* START DATASET EXCERPT *

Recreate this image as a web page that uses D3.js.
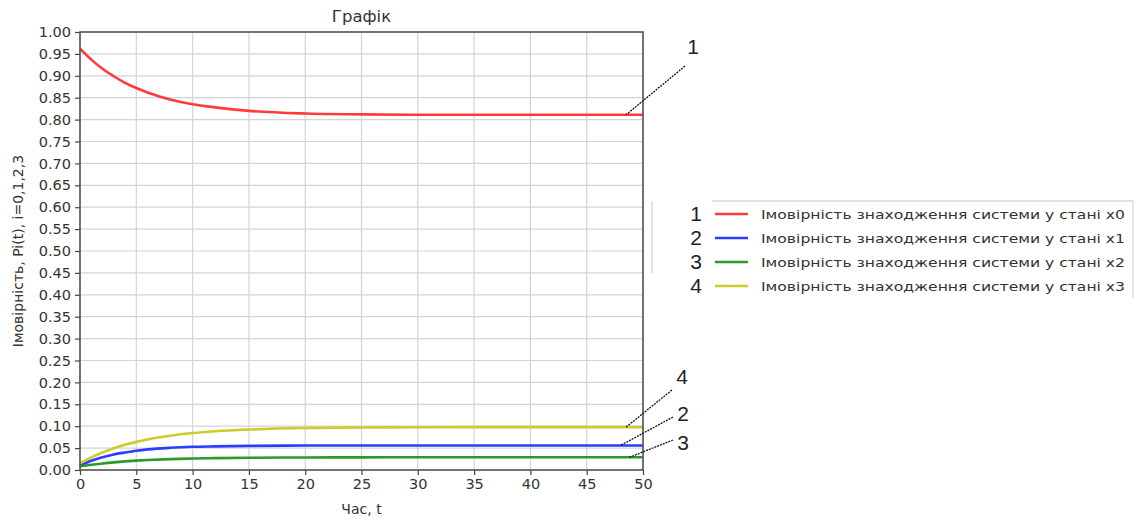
<!DOCTYPE html>
<html>
<head>
<meta charset="utf-8">
<script src="https://cdn.jsdelivr.net/npm/d3@7"></script>
<style>
  body { margin: 0; background: #fff; }
  svg { display: block; font-family: "DejaVu Sans", sans-serif; }
</style>
</head>
<body>
<figure id="chart" style="margin:0"></figure>
<script>
// values
const times = [0, 1, 2, 3, 4, 5, 6, 8, 10, 12, 15, 20, 25, 30, 40, 50];
const p0 = [0.962, 0.937, 0.916, 0.899, 0.884, 0.872, 0.862, 0.846, 0.835, 0.828, 0.820, 0.814, 0.812, 0.811, 0.811, 0.811];
const p1 = [0.010, 0.021, 0.029, 0.0355, 0.040, 0.044, 0.047, 0.0507, 0.053, 0.054, 0.055, 0.0558, 0.056, 0.056, 0.056, 0.056];
const p2 = [0.008, 0.0118, 0.0149, 0.0175, 0.0196, 0.0213, 0.0227, 0.0248, 0.0262, 0.0271, 0.028, 0.0286, 0.0289, 0.029, 0.029, 0.029];
const p3 = [0.015, 0.0287, 0.040, 0.0496, 0.0576, 0.0642, 0.0698, 0.0783, 0.0843, 0.0885, 0.0924, 0.0958, 0.0971, 0.0976, 0.098, 0.098];

const seriesNames = [
  "Імовірність знаходження системи у стані x0",
  "Імовірність знаходження системи у стані x1",
  "Імовірність знаходження системи у стані x2",
  "Імовірність знаходження системи у стані x3"
];
const seriesColors = ["#ff3a3a", "#2a3cff", "#2a9a2a", "#cccc2a"];
const legendNumbers = ["1", "2", "3", "4"];
// which series each callout on the right edge points to, and its label
const calloutSeries = [0, 3, 1, 2];
const calloutLabels = ["1", "4", "2", "3"];

const xTicks = d3.range(0, 51, 5);
const yTicks = d3.range(0, 21).map(i => i * 0.05);

const width = 1139, height = 521;
const margin = { left: 80, top: 32, right: 496, bottom: 51 };
const plotW = width - margin.left - margin.right;
const plotH = height - margin.top - margin.bottom;

const svg = d3.select("#chart").append("svg")
  .attr("width", width)
  .attr("height", height);

const x = d3.scaleLinear().domain([0, 50]).range([margin.left, margin.left + plotW]);
const y = d3.scaleLinear().domain([0, 1]).range([margin.top + plotH, margin.top]);

// grid
svg.append("g")
  .selectAll("line.vg")
  .data(xTicks)
  .enter().append("line")
  .attr("x1", d => x(d)).attr("x2", d => x(d))
  .attr("y1", y(0)).attr("y2", y(1))
  .attr("stroke", "#d4d4d4").attr("stroke-width", 1.2);
svg.append("g")
  .selectAll("line.hg")
  .data(yTicks)
  .enter().append("line")
  .attr("x1", x(0)).attr("x2", x(50))
  .attr("y1", d => y(d)).attr("y2", d => y(d))
  .attr("stroke", "#d4d4d4").attr("stroke-width", 1.2);

// series
const allSeries = [p0, p1, p2, p3];
const line = d3.line()
  .x((d, i) => x(times[i]))
  .y(d => y(d))
  .curve(d3.curveMonotoneX);

svg.append("g")
  .attr("clip-path", null)
  .selectAll("path")
  .data(allSeries)
  .enter().append("path")
  .attr("d", d => line(d))
  .attr("fill", "none")
  .attr("stroke", (d, i) => seriesColors[i])
  .attr("stroke-width", 2.6);

// axes
const xAxis = svg.append("g")
  .attr("transform", "translate(0," + y(0) + ")")
  .call(d3.axisBottom(x).tickValues(xTicks).tickSize(5).tickPadding(4).tickFormat(d3.format("d")));
const yAxis = svg.append("g")
  .attr("transform", "translate(" + x(0) + ",0)")
  .call(d3.axisLeft(y).tickValues(yTicks).tickSize(5).tickPadding(4).tickFormat(d3.format(".2f")));

[xAxis, yAxis].forEach(a => {
  a.select(".domain").remove();
  a.selectAll(".tick line").attr("stroke", "#444").attr("stroke-width", 1.2);
  a.selectAll("text")
    .attr("fill", "#333")
    .style("font-family", "DejaVu Sans")
    .style("font-size", "14.5px");
});

// frame
svg.append("rect")
  .attr("x", x(0)).attr("y", y(1))
  .attr("width", plotW).attr("height", plotH)
  .attr("fill", "none")
  .attr("stroke", "#555")
  .attr("stroke-width", 1.6);

// titles
svg.append("text")
  .attr("x", margin.left + plotW / 2).attr("y", 22)
  .attr("text-anchor", "middle")
  .attr("fill", "#333")
  .style("font-size", "16.5px")
  .text("Графік");
svg.append("text")
  .attr("x", margin.left + plotW / 2).attr("y", 514)
  .attr("text-anchor", "middle")
  .attr("fill", "#333")
  .style("font-size", "14px")
  .text("Час, t");
svg.append("text")
  .attr("transform", "translate(23," + (margin.top + plotH / 2) + ")rotate(-90)")
  .attr("text-anchor", "middle")
  .attr("fill", "#333")
  .style("font-size", "14px")
  .text("Імовірність, Pi(t), i=0,1,2,3");

// legend
const legX = 652, legY = 201, legW = 481, legH = 97, rowH = 24;
const legend = svg.append("g");
legend.append("path")
  .attr("d", `M${legX},${legY} V${legY + 72} M${legX + 60},${legY} H${legX + legW} V${legY + legH}`)
  .attr("fill", "none")
  .attr("stroke", "#d8d8d8")
  .attr("stroke-width", 1.3);

const rows = legend.selectAll("g.row")
  .data(seriesNames)
  .enter().append("g")
  .attr("transform", (d, i) => "translate(0," + (legY + 13 + i * rowH) + ")");
rows.append("line")
  .attr("x1", 715).attr("x2", 748)
  .attr("y1", 0).attr("y2", 0)
  .attr("stroke", (d, i) => seriesColors[i])
  .attr("stroke-width", 2.4);
rows.append("text")
  .attr("x", 761).attr("y", 5)
  .attr("fill", "#333")
  .attr("textLength", 364)
  .attr("lengthAdjust", "spacingAndGlyphs")
  .style("font-size", "13px")
  .text(d => d);
rows.append("text")
  .attr("x", 696).attr("y", 7)
  .attr("text-anchor", "middle")
  .attr("fill", "#222")
  .style("font-family", "Liberation Sans, sans-serif")
  .style("font-size", "21px")
  .text((d, i) => legendNumbers[i]);

// callouts at the right end of the curves
const calloutLabelPos = [[693, 47], [682, 377], [683, 414], [683, 443]];
const calloutStart = [[685, 66], [672, 390], [673, 417], [673, 440]];
const calloutEndT = [48.5, 48.5, 48, 48.8];
const callouts = svg.append("g");
calloutSeries.forEach((s, i) => {
  const vals = allSeries[s];
  callouts.append("line")
    .attr("x1", calloutStart[i][0]).attr("y1", calloutStart[i][1])
    .attr("x2", x(calloutEndT[i])).attr("y2", y(vals[vals.length - 1]))
    .attr("stroke", "#111")
    .attr("stroke-width", 1.3)
    .attr("stroke-dasharray", "2,1");
  callouts.append("text")
    .attr("x", calloutLabelPos[i][0]).attr("y", calloutLabelPos[i][1] + 7)
    .attr("text-anchor", "middle")
    .attr("fill", "#222")
    .style("font-family", "Liberation Sans, sans-serif")
    .style("font-size", "21px")
    .text(calloutLabels[i]);
});
</script>
</body>
</html>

* END DATASET EXCERPT *

> [PROBLEM DESCRIPTION]
Write out the whole listing exactly, and drop the pictures.

> [REPLY]
Recreate this image as a web page that uses D3.js.
<!DOCTYPE html>
<html>
<head>
<meta charset="utf-8">
<script src="https://cdn.jsdelivr.net/npm/d3@7"></script>
<style>
  body { margin: 0; background: #fff; }
  svg { display: block; font-family: "DejaVu Sans", sans-serif; }
</style>
</head>
<body>
<figure id="chart" style="margin:0"></figure>
<script>
// values
const times = [0, 1, 2, 3, 4, 5, 6, 8, 10, 12, 15, 20, 25, 30, 40, 50];
const p0 = [0.962, 0.937, 0.916, 0.899, 0.884, 0.872, 0.862, 0.846, 0.835, 0.828, 0.820, 0.814, 0.812, 0.811, 0.811, 0.811];
const p1 = [0.010, 0.021, 0.029, 0.0355, 0.040, 0.044, 0.047, 0.0507, 0.053, 0.054, 0.055, 0.0558, 0.056, 0.056, 0.056, 0.056];
const p2 = [0.008, 0.0118, 0.0149, 0.0175, 0.0196, 0.0213, 0.0227, 0.0248, 0.0262, 0.0271, 0.028, 0.0286, 0.0289, 0.029, 0.029, 0.029];
const p3 = [0.015, 0.0287, 0.040, 0.0496, 0.0576, 0.0642, 0.0698, 0.0783, 0.0843, 0.0885, 0.0924, 0.0958, 0.0971, 0.0976, 0.098, 0.098];

const seriesNames = [
  "Імовірність знаходження системи у стані x0",
  "Імовірність знаходження системи у стані x1",
  "Імовірність знаходження системи у стані x2",
  "Імовірність знаходження системи у стані x3"
];
const seriesColors = ["#ff3a3a", "#2a3cff", "#2a9a2a", "#cccc2a"];
const legendNumbers = ["1", "2", "3", "4"];
// which series each callout on the right edge points to, and its label
const calloutSeries = [0, 3, 1, 2];
const calloutLabels = ["1", "4", "2", "3"];

const xTicks = d3.range(0, 51, 5);
const yTicks = d3.range(0, 21).map(i => i * 0.05);

const width = 1139, height = 521;
const margin = { left: 80, top: 32, right: 496, bottom: 51 };
const plotW = width - margin.left - margin.right;
const plotH = height - margin.top - margin.bottom;

const svg = d3.select("#chart").append("svg")
  .attr("width", width)
  .attr("height", height);

const x = d3.scaleLinear().domain([0, 50]).range([margin.left, margin.left + plotW]);
const y = d3.scaleLinear().domain([0, 1]).range([margin.top + plotH, margin.top]);

// grid
svg.append("g")
  .selectAll("line.vg")
  .data(xTicks)
  .enter().append("line")
  .attr("x1", d => x(d)).attr("x2", d => x(d))
  .attr("y1", y(0)).attr("y2", y(1))
  .attr("stroke", "#d4d4d4").attr("stroke-width", 1.2);
svg.append("g")
  .selectAll("line.hg")
  .data(yTicks)
  .enter().append("line")
  .attr("x1", x(0)).attr("x2", x(50))
  .attr("y1", d => y(d)).attr("y2", d => y(d))
  .attr("stroke", "#d4d4d4").attr("stroke-width", 1.2);

// series
const allSeries = [p0, p1, p2, p3];
const line = d3.line()
  .x((d, i) => x(times[i]))
  .y(d => y(d))
  .curve(d3.curveMonotoneX);

svg.append("g")
  .attr("clip-path", null)
  .selectAll("path")
  .data(allSeries)
  .enter().append("path")
  .attr("d", d => line(d))
  .attr("fill", "none")
  .attr("stroke", (d, i) => seriesColors[i])
  .attr("stroke-width", 2.6);

// axes
const xAxis = svg.append("g")
  .attr("transform", "translate(0," + y(0) + ")")
  .call(d3.axisBottom(x).tickValues(xTicks).tickSize(5).tickPadding(4).tickFormat(d3.format("d")));
const yAxis = svg.append("g")
  .attr("transform", "translate(" + x(0) + ",0)")
  .call(d3.axisLeft(y).tickValues(yTicks).tickSize(5).tickPadding(4).tickFormat(d3.format(".2f")));

[xAxis, yAxis].forEach(a => {
  a.select(".domain").remove();
  a.selectAll(".tick line").attr("stroke", "#444").attr("stroke-width", 1.2);
  a.selectAll("text")
    .attr("fill", "#333")
    .style("font-family", "DejaVu Sans")
    .style("font-size", "14.5px");
});

// frame
svg.append("rect")
  .attr("x", x(0)).attr("y", y(1))
  .attr("width", plotW).attr("height", plotH)
  .attr("fill", "none")
  .attr("stroke", "#555")
  .attr("stroke-width", 1.6);

// titles
svg.append("text")
  .attr("x", margin.left + plotW / 2).attr("y", 22)
  .attr("text-anchor", "middle")
  .attr("fill", "#333")
  .style("font-size", "16.5px")
  .text("Графік");
svg.append("text")
  .attr("x", margin.left + plotW / 2).attr("y", 514)
  .attr("text-anchor", "middle")
  .attr("fill", "#333")
  .style("font-size", "14px")
  .text("Час, t");
svg.append("text")
  .attr("transform", "translate(23," + (margin.top + plotH / 2) + ")rotate(-90)")
  .attr("text-anchor", "middle")
  .attr("fill", "#333")
  .style("font-size", "14px")
  .text("Імовірність, Pi(t), i=0,1,2,3");

// legend
const legX = 652, legY = 201, legW = 481, legH = 97, rowH = 24;
const legend = svg.append("g");
legend.append("path")
  .attr("d", `M${legX},${legY} V${legY + 72} M${legX + 60},${legY} H${legX + legW} V${legY + legH}`)
  .attr("fill", "none")
  .attr("stroke", "#d8d8d8")
  .attr("stroke-width", 1.3);

const rows = legend.selectAll("g.row")
  .data(seriesNames)
  .enter().append("g")
  .attr("transform", (d, i) => "translate(0," + (legY + 13 + i * rowH) + ")");
rows.append("line")
  .attr("x1", 715).attr("x2", 748)
  .attr("y1", 0).attr("y2", 0)
  .attr("stroke", (d, i) => seriesColors[i])
  .attr("stroke-width", 2.4);
rows.append("text")
  .attr("x", 761).attr("y", 5)
  .attr("fill", "#333")
  .attr("textLength", 364)
  .attr("lengthAdjust", "spacingAndGlyphs")
  .style("font-size", "13px")
  .text(d => d);
rows.append("text")
  .attr("x", 696).attr("y", 7)
  .attr("text-anchor", "middle")
  .attr("fill", "#222")
  .style("font-family", "Liberation Sans, sans-serif")
  .style("font-size", "21px")
  .text((d, i) => legendNumbers[i]);

// callouts at the right end of the curves
const calloutLabelPos = [[693, 47], [682, 377], [683, 414], [683, 443]];
const calloutStart = [[685, 66], [672, 390], [673, 417], [673, 440]];
const calloutEndT = [48.5, 48.5, 48, 48.8];
const callouts = svg.append("g");
calloutSeries.forEach((s, i) => {
  const vals = allSeries[s];
  callouts.append("line")
    .attr("x1", calloutStart[i][0]).attr("y1", calloutStart[i][1])
    .attr("x2", x(calloutEndT[i])).attr("y2", y(vals[vals.length - 1]))
    .attr("stroke", "#111")
    .attr("stroke-width", 1.3)
    .attr("stroke-dasharray", "2,1");
  callouts.append("text")
    .attr("x", calloutLabelPos[i][0]).attr("y", calloutLabelPos[i][1] + 7)
    .attr("text-anchor", "middle")
    .attr("fill", "#222")
    .style("font-family", "Liberation Sans, sans-serif")
    .style("font-size", "21px")
    .text(calloutLabels[i]);
});
</script>
</body>
</html>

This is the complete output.